Putsch inilah yang kemudian terjadi pada pemberontakan PKI 1926 dan
kemudian mengalami kegagalan. Kegagalan tersebut tidak lepas dari kecerobohan
bertindak PKI yang melakukan manajemen massa tanpa menghiraukan perasaan dan
kesanggupan massa. Mereka memaksakan sepenuhnya apa yang mereka pikirkan, dan
massa tentunya hanya dengar dan berturut-turut ikut ke dalam aksi politik yang
keras. Dalam hal ini bukan berarti dalam melakukan aksi massa tidak bisa
dilakukan dengan manajemen massa akan tetapi manajemen massa pada suatu aksi
massa tidaklah bisa dilakukan dengan bermodalkan sehari dua hari kemudian dipuncaki
dengan besoknya melakukan aksi.

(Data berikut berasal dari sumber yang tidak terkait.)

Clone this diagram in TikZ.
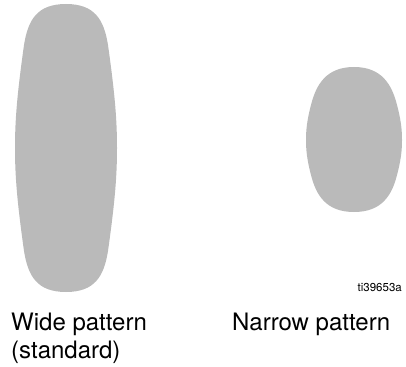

Aksi massa merupakan bentuk aksi yang paling
tersruktur dan terencana didasarkan pada pertimbagan yang matang, oleh karena
itu massa aksi haruslah orang yang memahami dan menyadari aksi yang dia
lakukan, sehingga membangun massa yang seperti ini tentunya membutuhkan waktu
yang tidak sedikit, namun hasilnya akan lebih terealisasi dari pada aksi-aksian
yang incidental. Itulah kenapa aksi-aksi yang sifatnya insidental lebih banyak
yang termentalkan dari pada yang mencapai sukses, karena sifatnya yang lebih
kepada mensetting kesadaran massa dari pada membangun kesadaran massa itu
sendiri. Pelru dicatat bahwa gerakan mahasiswa 98 menjadi suatu aksi massa yang
terbagun karena kesadaran massanya sendiri secara alamiah yang mengalami
keresahan, sehingga produk massanya pun lebih jelas memiliki keadaran sendiri dari
pada massa yang disetting karena adanya suatu momentum.